Friday, March 19, 2021

Neighbor, 

The fact so little has happened on the House floor this session is reason for concern on multiple levels. 

Through the first 10 weeks of the session, the House provided final approval to only five bills and none of them were of great significance. That was the fewest bills approved at that point in a session since at least 1995 – the earliest records are available on the House website. 

While it is typical for a session’s major bills to come through during the latter stages in May, this year is different. Some issues are too time-sensitive and just plain too important to wait months for action in the House. This includes legislation to correct tax problems for businesses and workers, provide funding for our law enforcement and help children who need to catch up in school after a year of distance learning. These should not be partisan issues and I suspect legislation to address them would receive broad support in the full House. 

The House majority’s unwillingness to lift the state tax on forgiven Payment Protection Program loans from the federal government is doing a major disservice to Minnesota businesses. Minnesota is the only state in the upper Midwest that has yet to exempt forgiven PPP loan payments. Without approval of a bill, businesses could owe thousands of dollars or more in state income taxes simply for using the PPP funds as intended by the federal government.  
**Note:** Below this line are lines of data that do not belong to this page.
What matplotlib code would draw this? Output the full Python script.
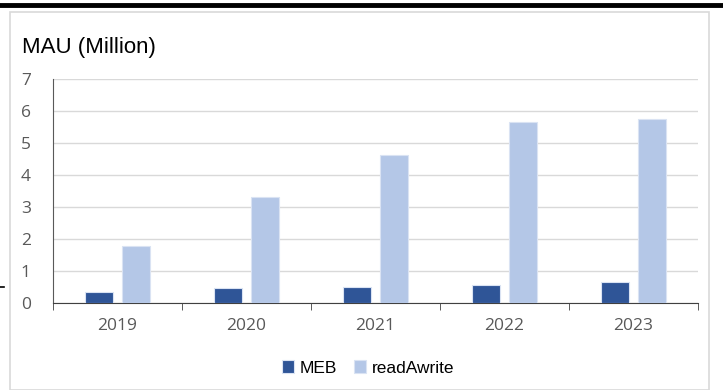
import matplotlib.pyplot as plt
import numpy as np
from matplotlib.patches import Rectangle
from matplotlib.lines import Line2D

years = ["2019", "2020", "2021", "2022", "2023"]
meb = [0.33, 0.47, 0.49, 0.56, 0.67]
readawrite = [1.78, 3.30, 4.63, 5.65, 5.75]

W, H = 723, 390
fig = plt.figure(figsize=(W / 100, H / 100), dpi=100)

# outer frame and top rule
fig.patches.append(Rectangle((10 / W, 0), 699 / W, 378 / H, transform=fig.transFigure,
                             fill=False, edgecolor="#d9d9d9", linewidth=1.2))
fig.lines.append(Line2D([0, 1], [1 - 5 / H, 1 - 5 / H], transform=fig.transFigure,
                        color="black", linewidth=3.5))
fig.lines.append(Line2D([0, 4 / W], [1 - 287 / H, 1 - 287 / H], transform=fig.transFigure,
                        color="black", linewidth=1.2))

ax = fig.add_axes([53 / W, (H - 303) / H, 645 / W, 224 / H])
x = np.arange(len(years))
ax.bar(x - 0.143, meb, width=0.22, color="#2f5597", edgecolor="#dae3f3", linewidth=0.8,
       label="MEB", zorder=3)
ax.bar(x + 0.143, readawrite, width=0.22, color="#b4c7e7", edgecolor="#dae3f3", linewidth=0.8,
       label="readAwrite", zorder=3)

ax.set_xlim(-0.5, len(years) - 0.5)
ax.set_ylim(0, 7)
ax.set_yticks(range(8))
ax.yaxis.grid(True, color="#d9d9d9", linewidth=1)
ax.set_axisbelow(True)
ax.set_xticks(x)
ax.set_xticklabels(years)
ax.set_xticks(np.arange(-0.5, len(years), 1), minor=True)
ax.tick_params(axis="x", which="major", length=0, pad=11, labelsize=12.5, labelcolor="#595959")
ax.tick_params(axis="x", which="minor", length=5, direction="out", color="#404040")
ax.tick_params(axis="y", length=0, pad=16, labelsize=12.5, labelcolor="#595959")
for lab in ax.get_xticklabels() + ax.get_yticklabels():
    lab.set_family(["Open Sans", "DejaVu Sans"])
for s in ["top", "right"]:
    ax.spines[s].set_visible(False)
ax.spines["bottom"].set_color("#404040")
ax.spines["left"].set_color("#595959")

narrow = ["Liberation Sans Narrow", "Liberation Sans", "DejaVu Sans"]
title = fig.text(22 / W, 1 - 48 / H, "MAU (Million)", fontsize=16, family=narrow,
                 va="center", ha="left", color="black")
title.set_stretch("condensed")

leg = fig.legend(loc="center", bbox_to_anchor=(368 / W, 1 - 368 / H), ncol=2, frameon=False,
                 handlelength=0.7, handleheight=0.7, handletextpad=0.3, columnspacing=1.0,
                 prop={"family": narrow, "size": 12.5})
for t in leg.get_texts():
    t.set_color("black")

fig.savefig("out.png", dpi=100)
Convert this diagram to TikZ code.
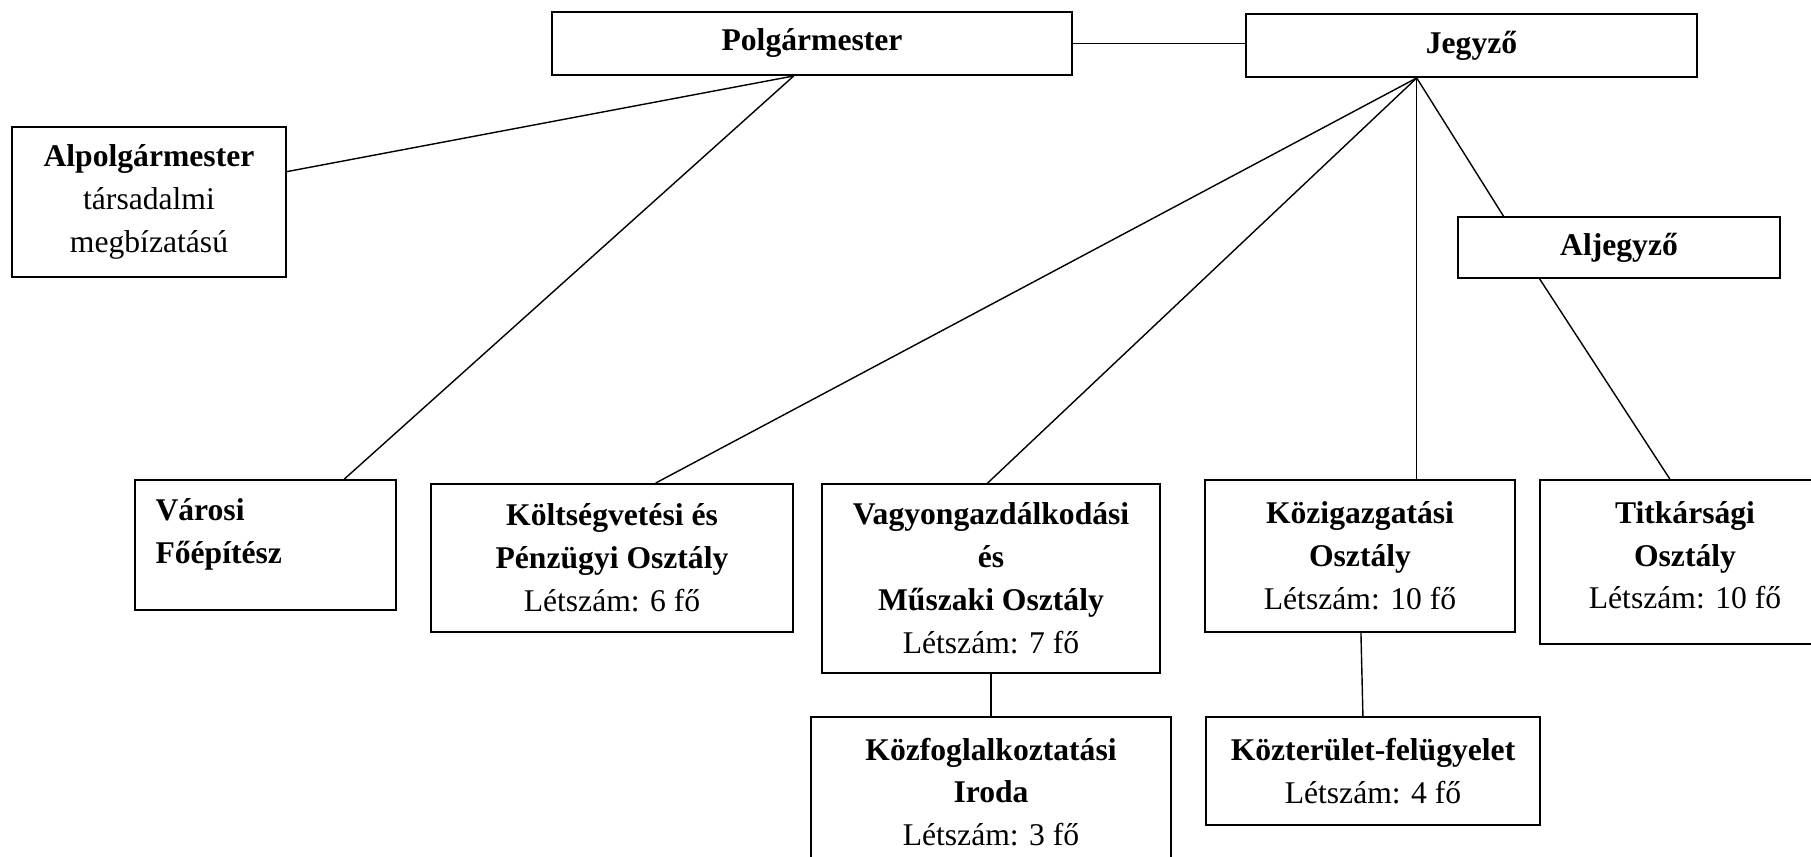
\documentclass[tikz,border=0pt]{standalone}
\usepackage{fontspec}
\setmainfont{Liberation Serif}
\usetikzlibrary{calc}

\begin{document}
\begin{tikzpicture}[x=0.02cm, y=-0.02cm,
box/.style = {draw, rectangle, line width=1.1pt, align=center, inner sep=0pt,
  font=\fontsize{18}{24.4}\selectfont},
link/.style = {line width=0.8pt}]

\useasboundingbox (0,0) rectangle (1811,857);

\node[box, minimum width=10.4cm, minimum height=1.26cm] (polgarmester) at (812,43.5) {\textbf{Polgármester}};
\node[box, minimum width=9.02cm, minimum height=1.26cm] (jegyzo) at (1471.5,45.5) {\textbf{Jegyző}};
\node[box, minimum width=5.48cm, minimum height=3cm] (alpolgarmester) at (149,202) {\textbf{Alpolgármester}\\társadalmi\\megbízatású};
\node[box, minimum width=6.44cm, minimum height=1.22cm] (aljegyzo) at (1619,247.5) {\textbf{Aljegyző}};

\node[box, minimum width=5.22cm, minimum height=2.6cm, align=left, text width=4.4cm] (fobepitesz) at (265.5,545) {\textbf{Városi}\\\textbf{Főépítész}\\[-0.3cm]\mbox{}};
\node[box, minimum width=7.24cm, minimum height=2.96cm] (penzugy) at (612,558) {\textbf{Költségvetési és}\\\textbf{Pénzügyi Osztály}\\Létszám: 6 fő};
\node[box, minimum width=6.76cm, minimum height=3.78cm] (muszaki) at (991,578.5) {\textbf{Vagyongazdálkodási}\\\textbf{és}\\\textbf{Műszaki Osztály}\\Létszám: 7 fő};
\node[box, minimum width=6.2cm, minimum height=3.04cm] (kozigazgatas) at (1360,556) {\textbf{Közigazgatási}\\\textbf{Osztály}\\Létszám: 10 fő};
\node[box, minimum width=5.8cm, minimum height=3.28cm] (titkarsag) at (1685,562) {\textbf{Titkársági}\\\textbf{Osztály}\\Létszám: 10 fő\\[-0.58cm]};

\node[box, minimum width=7.2cm, minimum height=3cm] (kozfoglalkoztatas) at (991,792) {\textbf{Közfoglalkoztatási}\\\textbf{Iroda}\\Létszám: 3 fő};
\node[box, minimum width=6.68cm, minimum height=2.16cm] (kozterulet) at (1373,771) {\textbf{Közterület-felügyelet}\\Létszám: 4 fő};

% branch points under the two heads
\coordinate (polg hub) at ($(polgarmester.south west)!0.465!(polgarmester.south east)$);
\coordinate (jegyzo hub) at ($(jegyzo.south west)!0.379!(jegyzo.south east)$);

\draw[link] (polgarmester.east) -- (polgarmester.east -| jegyzo.west);
\draw[link] (polg hub) -- ($(alpolgarmester.north east)!0.3!(alpolgarmester.south east)$);
\draw[link] (polg hub) -- ($(fobepitesz.north west)!0.8!(fobepitesz.north east)$);

\draw[link] (jegyzo hub) -- ($(penzugy.north west)!0.62!(penzugy.north east)$);
\draw[link] (jegyzo hub) -- ($(muszaki.north west)!0.49!(muszaki.north east)$);
\draw[link] (jegyzo hub) -- (jegyzo hub |- kozigazgatas.north);
\draw[link] (jegyzo hub) -- ($(aljegyzo.north west)!0.143!(aljegyzo.north east)$);

\draw[link] ($(aljegyzo.south west)!0.255!(aljegyzo.south east)$) -- ($(titkarsag.north west)!0.448!(titkarsag.north east)$);
\draw[link] (muszaki.south) -- (muszaki.south |- kozfoglalkoztatas.north);
\draw[link] ($(kozigazgatas.south west)!0.503!(kozigazgatas.south east)$) -- ($(kozterulet.north west)!0.47!(kozterulet.north east)$);

\end{tikzpicture}
\end{document}
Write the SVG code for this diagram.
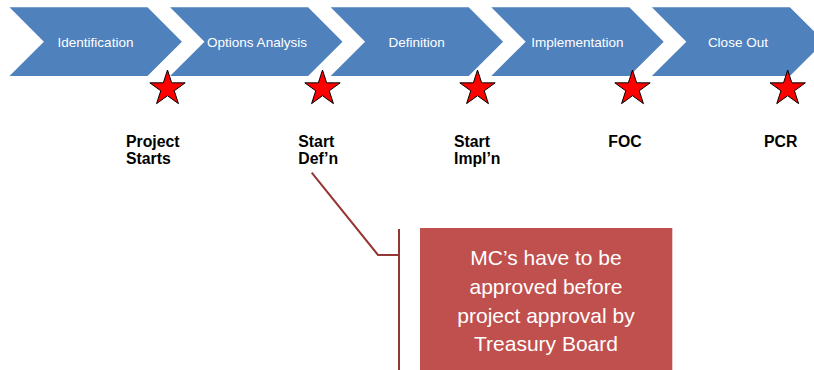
<svg xmlns="http://www.w3.org/2000/svg" width="814" height="370" viewBox="0 0 814 370">
<style>
.chev{fill:#4F81BD}
.ct{font-family:"Liberation Sans",Arial,sans-serif;font-size:13.5px;fill:#FFFFFF;text-anchor:middle}
.star{fill:#FF0000;stroke:#000000;stroke-width:1}
.lbl{font-family:"Liberation Sans",Arial,sans-serif;font-size:15.8px;font-weight:bold;fill:#000000}
.lead{fill:none;stroke:#943634;stroke-width:2}
.box{fill:#C0504D}
.bt{font-family:"Liberation Sans",Arial,sans-serif;font-size:21px;fill:#FFFFFF;text-anchor:middle}
</style>
<defs>
<path id="chevron" d="M0,7.3 L138,7.3 L172.4,41.65 L138,76 L0,76 L34.4,41.65 Z"/>
<path id="star" d="M0,-18.6 L4.17,-5.74 L17.69,-5.75 L6.75,2.19 L10.94,15.05 L0,7.1 L-10.94,15.05 L-6.75,2.19 L-17.69,-5.75 L-4.17,-5.74 Z"/>
</defs>
<g id="phase-identification">
<use href="#chevron" class="chev" x="9.5"/>
<text class="ct" x="95.5" y="46.5">Identification</text>
</g>
<g id="phase-options">
<use href="#chevron" class="chev" x="170.1"/>
<text class="ct" x="257" y="46.5">Options Analysis</text>
</g>
<g id="phase-definition">
<use href="#chevron" class="chev" x="330.7"/>
<text class="ct" x="416.7" y="46.5">Definition</text>
</g>
<g id="phase-implementation">
<use href="#chevron" class="chev" x="491.3"/>
<text class="ct" x="577.3" y="46.5">Implementation</text>
</g>
<g id="phase-closeout">
<use href="#chevron" class="chev" x="651.9"/>
<text class="ct" x="737.9" y="46.5">Close Out</text>
</g>
<g id="milestone-project-starts">
<use href="#star" class="star" transform="translate(167.5,88.6)"/>
<text class="lbl" x="126" y="147.3">Project</text>
<text class="lbl" x="126" y="164">Starts</text>
</g>
<g id="milestone-start-defn">
<use href="#star" class="star" transform="translate(322.5,88.6)"/>
<text class="lbl" x="298.3" y="147.3">Start</text>
<text class="lbl" x="298.3" y="164">Def’n</text>
</g>
<g id="milestone-start-impln">
<use href="#star" class="star" transform="translate(477.5,88.6)"/>
<text class="lbl" x="454" y="147.3">Start</text>
<text class="lbl" x="454" y="164">Impl’n</text>
</g>
<g id="milestone-foc">
<use href="#star" class="star" transform="translate(632.5,88.6)"/>
<text class="lbl" x="608.3" y="147.3">FOC</text>
</g>
<g id="milestone-pcr">
<use href="#star" class="star" transform="translate(787.7,88.6)"/>
<text class="lbl" x="764" y="147.3">PCR</text>
</g>
<g id="connectors">
<polyline class="lead" points="311.7,172.7 378,255 399,255"/>
<line class="lead" x1="399" y1="229" x2="399" y2="370"/>
</g>
<g id="callout">
<rect class="box" x="420" y="228" width="252.3" height="142"/>
<text class="bt" x="546" y="265.3">MC’s have to be</text>
<text class="bt" x="546" y="294.3">approved before</text>
<text class="bt" x="546" y="322.7">project approval by</text>
<text class="bt" x="546" y="351.3">Treasury Board</text>
</g>
</svg>
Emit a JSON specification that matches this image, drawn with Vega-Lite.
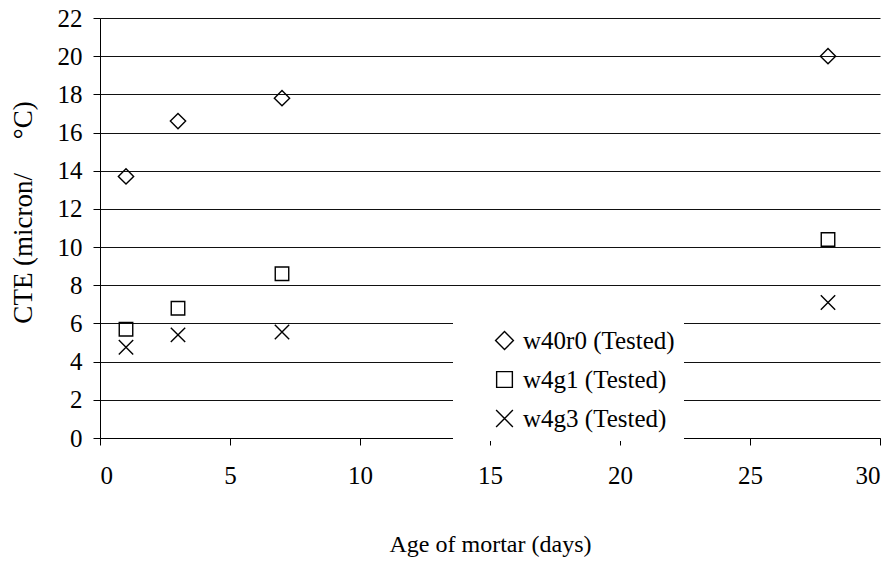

The Senate already passed a PPP tax relief bill with a veto-proof majority on a 55-12 vote but things remain at a standstill in the House. We have heard all the excuses in the world from the majority about why, more than 10 weeks into the session, a bill to fix this problem has not been brought to the floor. None of the excuses are valid and there is no reason to delay, especially with the state running a $1.6 billion surplus and receiving billions more in recently approved federal relief. 

By slow-rolling important legislation, the table is being set for the majority to cram the good stuff into more controversial, massive omnibus bills at the end of session. The majority caucus already has large fractures in it and, after their own bill to fund law enforcement imploded on the House floor, they don’t seem too excited to do much of anything right now. It is really sad this lack of leadership is standing in the way of bills that people support, need to be done and should be done now. 

Gov’s budget 

Gov. Walz released his revised budget proposal yesterday. It includes $670 million in tax hikes despite a $1.6 billion surplus and $2.5 billion coming to the state from the recently passed federal relief bill. The governor’s revised budget fails to fully exempt forgiven PPP loans from state taxes and includes tax hikes on both individual and corporate income taxes. 

To repeat: Our state has a $1.6 billion surplus, overflowing reserve accounts, $2.5 billion more coming in federal relief and the governor still wants to raise taxes. Or, simply, the same governor who told people they could not work or caused to suffer reduced income in recent months now wants to take more of their money in taxes even though the state has far more money than it needs.  

This is insulting to Minnesotans and once again it illustrates some people want to raise taxes regardless of our bottom line. Our focus should be helping Minnesota families and businesses get back on track, but all the governor’s plan would make the hill to climb even steeper.